About a month ago I was able to buy a Bag of Crap from Woot.com. It was my third BoC, and as always the rules are the same: Woot staffers grab random shit and send it to you for $8 shipped. People theoretically get great stuff — one guy once received a $1600 television — but honestly I think those examples are astroturfers. Every BoC I’ve purchased has been lackluster.
This BoC contained a mouse pad with an American flag transitioning into a bald eagle, a red nylon backpack, a Logitec USB click! optical mouse with a scroll wheel and some sort of “zoom” button (and a big sticker that says “No warranty Sold as is”), and an Officer Castle figure from Space Precinct, which I remember watching in syndication but totally forgot about until my BoC arrived.
Ridiculous as it is, I am using the mouse pad. It is replacing my previous mousing surface, which was a piece of white printer paper. :
I’m not sure what to do with the other stuff.
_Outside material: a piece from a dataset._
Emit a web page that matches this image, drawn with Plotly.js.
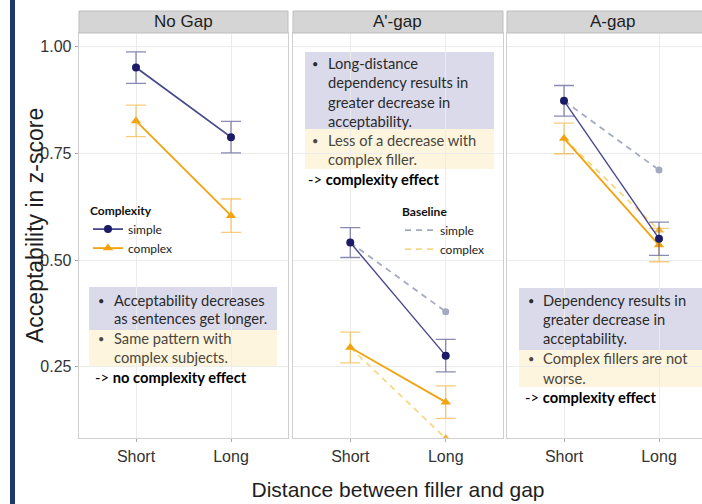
<!DOCTYPE html>
<html><head><meta charset="utf-8">
<script src="https://cdn.plot.ly/plotly-3.0.1.min.js"></script>
<style>html,body{margin:0;padding:0;background:#fff}#chart{width:702px;height:504px}</style>
</head><body><div id="chart"></div>
<script>
// ---- data ----
const distance = ['Short', 'Long'];
const panelNames = ['No Gap', "A'-gap", 'A-gap'];
const simpleNoGap = [0.951, 0.788];
const simpleNoGapSE = [0.037, 0.037];
const complexNoGap = [0.826, 0.604];
const complexNoGapSE = [0.037, 0.039];
const simpleAprimeGap = [0.541, 0.276];
const simpleAprimeGapSE = [0.035, 0.038];
const complexAprimeGap = [0.295, 0.167];
const complexAprimeGapSE = [0.036, 0.038];
const simpleAGap = [0.873, 0.550];
const simpleAGapSE = [0.036, 0.039];
const complexAGap = [0.785, 0.535];
const complexAGapSE = [0.036, 0.039];
// baseline (No Gap decrease applied) at Long, for A'-gap and A-gap
const baselineSimpleLong = [0.379, 0.711];
const baselineComplexLong = [0.082, 0.570];
const yTicks = [0.25, 0.50, 0.75, 1.00];

const noteNoGap = ['Acceptability decreases', 'as sentences get longer.', 'Same pattern with', 'complex subjects.', 'no complexity effect'];
const noteAprime = ['Long-distance', 'dependency results in', 'greater decrease in', 'acceptability.', 'Less of a decrease with', 'complex filler.', 'complexity effect'];
const noteA = ['Dependency results in', 'greater decrease in', 'acceptability.', 'Complex fillers are not', 'worse.', 'complexity effect'];

// ---- styling / layout helpers ----
const W = 702, H = 504;
const px = x => x / W;
const py = y => 1 - y / H;
const NAVY = '#1b1b68', ORANGE = '#f2a30f';
const simpleSeries = [[simpleNoGap, simpleNoGapSE], [simpleAprimeGap, simpleAprimeGapSE], [simpleAGap, simpleAGapSE]];
const complexSeries = [[complexNoGap, complexNoGapSE], [complexAprimeGap, complexAprimeGapSE], [complexAGap, complexAGapSE]];
const axSuffix = ['', '2', '3'];

const traces = [];
// baselines (panels 2,3)
for (let i = 0; i < 2; i++) {
  const p = i + 1, s = axSuffix[p];
  traces.push({x: distance, y: [simpleSeries[p][0][0], baselineSimpleLong[i]], xaxis: 'x' + s, yaxis: 'y' + s,
    mode: 'lines', name: 'simple', legend: 'legend2', showlegend: i === 0,
    line: {color: '#a4aac0', width: 1.8, dash: '6px,5px'}});
  traces.push({x: distance, y: [complexSeries[p][0][0], baselineComplexLong[i]], xaxis: 'x' + s, yaxis: 'y' + s,
    mode: 'lines', name: 'complex', legend: 'legend2', showlegend: i === 0,
    line: {color: '#f8d787', width: 1.8, dash: '6px,5px'}});
  traces.push({x: [distance[1]], y: [baselineSimpleLong[i]], xaxis: 'x' + s, yaxis: 'y' + s,
    mode: 'markers', showlegend: false, marker: {color: '#a4aabd', size: 7, symbol: 'circle'}});
  traces.push({x: [distance[1]], y: [baselineComplexLong[i]], xaxis: 'x' + s, yaxis: 'y' + s,
    mode: 'markers', showlegend: false, marker: {color: '#f6b640', size: 9, symbol: 'triangle-up'}});
}
for (let p = 0; p < 3; p++) {
  const s = axSuffix[p];
  traces.push({x: distance, y: complexSeries[p][0], xaxis: 'x' + s, yaxis: 'y' + s,
    mode: 'lines+markers', name: 'complex', legend: 'legend', showlegend: p === 0, legendrank: 2,
    error_y: {type: 'data', array: complexSeries[p][1], color: 'rgba(242,163,15,0.55)', thickness: 1.3, width: 10},
    line: {color: ORANGE, width: 1.8}, marker: {color: ORANGE, size: 9, symbol: 'triangle-up'}});
  traces.push({x: distance, y: simpleSeries[p][0], xaxis: 'x' + s, yaxis: 'y' + s,
    mode: 'lines+markers', name: 'simple', legend: 'legend', showlegend: p === 0, legendrank: 1,
    error_y: {type: 'data', array: simpleSeries[p][1], color: 'rgba(60,60,130,0.6)', thickness: 1.3, width: 10},
    line: {color: 'rgba(40,40,120,0.85)', width: p === 0 ? 1.8 : 1.4}, marker: {color: NAVY, size: 8, symbol: 'circle'}});
}

const unit = (288 - 79) / 2.2;
const xBase = {type: 'category', categoryarray: distance, showgrid: true, gridcolor: '#ececec', gridwidth: 1,
  showline: true, mirror: true, linecolor: '#d0d0d0', linewidth: 1.3, ticks: 'outside', ticklen: 3, tickcolor: '#aaa',
  tickfont: {family: 'Arial, Liberation Sans', size: 16, color: '#333'}, zeroline: false, fixedrange: true};
const yBase = {range: [0.083, 1.032], domain: [py(438), py(33)], showgrid: true, gridcolor: '#ececec', gridwidth: 1,
  showline: true, mirror: true, linecolor: '#d0d0d0', linewidth: 1.3, zeroline: false, fixedrange: true};

const shapes = [
  {type: 'rect', xref: 'paper', yref: 'paper', x0: px(10), x1: px(15), y0: 0, y1: 1, fillcolor: '#1f3a68', line: {width: 0}}
];
const stripX = [[79, 288], [293, 503], [507, 718]];
const annotations = [];
stripX.forEach((b, i) => {
  shapes.push({type: 'rect', xref: 'paper', yref: 'paper', x0: px(b[0]), x1: px(b[1]), y0: py(33), y1: py(11),
    fillcolor: '#d5d5d5', line: {color: '#bdbdbd', width: 1}});
  annotations.push({xref: 'paper', yref: 'paper', x: px((b[0] + Math.min(b[1], 717)) / 2), y: py(22),
    text: panelNames[i], showarrow: false, xanchor: 'center', yanchor: 'middle',
    font: {family: 'Arial, Liberation Sans', size: 17, color: '#1e1e1e'}});
});
// y-axis title
annotations.push({xref: 'paper', yref: 'paper', x: px(35), y: py(226), xanchor: 'center', yanchor: 'middle', textangle: -90,
  text: 'Acceptability in z-score', showarrow: false, font: {family: 'Arial, Liberation Sans', size: 23, color: '#1e1e1e'}});

// note boxes
const PURPLE = '#dadaea', CREAM = '#fdf5dd';
function box(x0, x1, y0, y1, c) {
  shapes.push({type: 'rect', xref: 'paper', yref: 'paper', layer: 'below', x0: px(x0), x1: px(x1), y0: py(y1), y1: py(y0), fillcolor: c, line: {width: 0}});
}
box(89, 277, 287, 330, PURPLE); box(89, 277, 330, 367, CREAM);
box(305, 494, 52, 129, PURPLE); box(305, 494, 129, 169, CREAM);
box(519, 702, 288, 350, PURPLE); box(519, 702, 350, 387, CREAM);

function line(x, y, t, opt) {
  annotations.push(Object.assign({xref: 'paper', yref: 'paper', x: px(x), y: py(y), xanchor: 'left', yanchor: 'middle',
    text: t, showarrow: false, font: {family: 'Lato', size: 14.7, color: '#2a2a2a'}}, opt || {}));
}
function note(bx, tx, ys, lines, nPurple, nCream, ax) {
  let k = 0;
  const groups = [nPurple, nCream];
  groups.forEach((n, g) => {
    const col = g ? '#4a4640' : '#2a2a2a';
    line(bx, ys[k], '•', {font: {family: 'Lato', size: 11, color: col}});
    for (let j = 0; j < n; j++, k++) line(tx, ys[k], lines[k], {font: {family: 'Lato', size: 14.7, color: col}});
  });
  line(ax, ys[k], '-> <b>' + lines[k] + '</b>', {font: {family: 'Lato', size: 14.7, color: '#000'}});
}
note(96, 112, [300, 318, 338, 357, 377], noteNoGap, 2, 2, 93);
note(310, 326, [63, 82, 102, 121, 140, 159, 179], noteAprime, 4, 2, 306);
note(526, 541, [300, 319, 338, 358, 378, 397], noteA, 3, 2, 523);

const legendBase = {xanchor: 'left', yanchor: 'top', bgcolor: 'rgba(255,255,255,0)',
  font: {family: 'Lato', size: 12, color: '#222'}, tracegroupgap: 0, itemwidth: 30};
const layout = {
  width: W, height: H, margin: {l: 0, r: 0, t: 0, b: 0}, paper_bgcolor: '#fff', plot_bgcolor: '#fff',
  font: {family: 'Arial, Liberation Sans', color: '#222'},
  xaxis: Object.assign({}, xBase, {domain: [px(79), px(288)], anchor: 'y', range: [-0.6, 1.6]}),
  xaxis2: Object.assign({}, xBase, {domain: [px(293), px(503)], anchor: 'y2', range: [-0.6, 1.6],
    title: {text: 'Distance between filler and gap', font: {family: 'Arial, Liberation Sans', size: 21, color: '#1e1e1e'}, standoff: 18}}),
  xaxis3: Object.assign({}, xBase, {domain: [px(507), 1], anchor: 'y3', range: [-0.6, -0.6 + (W - 507) / unit]}),
  yaxis: Object.assign({}, yBase, {anchor: 'x', tickvals: yTicks, tickformat: '.2f', ticks: 'outside', ticklen: 3, tickcolor: '#aaa',
    tickfont: {family: 'Arial, Liberation Sans', size: 16, color: '#333'}}),
  yaxis2: Object.assign({}, yBase, {anchor: 'x2', matches: 'y', tickvals: yTicks, showticklabels: false, ticks: ''}),
  yaxis3: Object.assign({}, yBase, {anchor: 'x3', matches: 'y', tickvals: yTicks, showticklabels: false, ticks: ''}),
  legend: Object.assign({}, legendBase, {x: px(88), y: py(199),
    title: {text: '<b>Complexity</b>', font: {family: 'Lato', size: 12, color: '#111'}}}),
  legend2: Object.assign({}, legendBase, {x: px(400), y: py(200),
    title: {text: '<b>Baseline</b>', font: {family: 'Lato', size: 12, color: '#111'}}}),
  shapes: shapes, annotations: annotations, showlegend: true
};
Plotly.newPlot('chart', traces, layout, {displayModeBar: false, staticPlot: true});
</script></body></html>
The nylon backpack is too small to use as a go-bag for the Montero.
The figure is worth about $8 on eBay, so I guess I could get my money back. But seriously, who wants that kind of hassle?
As usual, I give the Woot BoC a thumb’s down. The real question is, why do I keep buying them? I guess for $8, wondering what kind of total bullshit I’m going to get next is intriguing. But part of me is hoping there will be something of actual value in one of these, $1600 flat panel television or not.
I like bags. I have more than I need, really, but something about having go-bags, dance bags, etc. pre-packed for different purposes helps me feel organized. Plus, my not-really-evil twin, my geographically-closest sister, or her kids, might be able to use it. Also, I’ve been thinking about getting another USB mouse. I don’t know what the zoom button is, but if you want to bring the bag and mouse up next trip, I could take a look and offer you cold cash.
Every red-blooded American should have a Colbert Nation mouse pad. I heard the eagle scream the moment I saw it.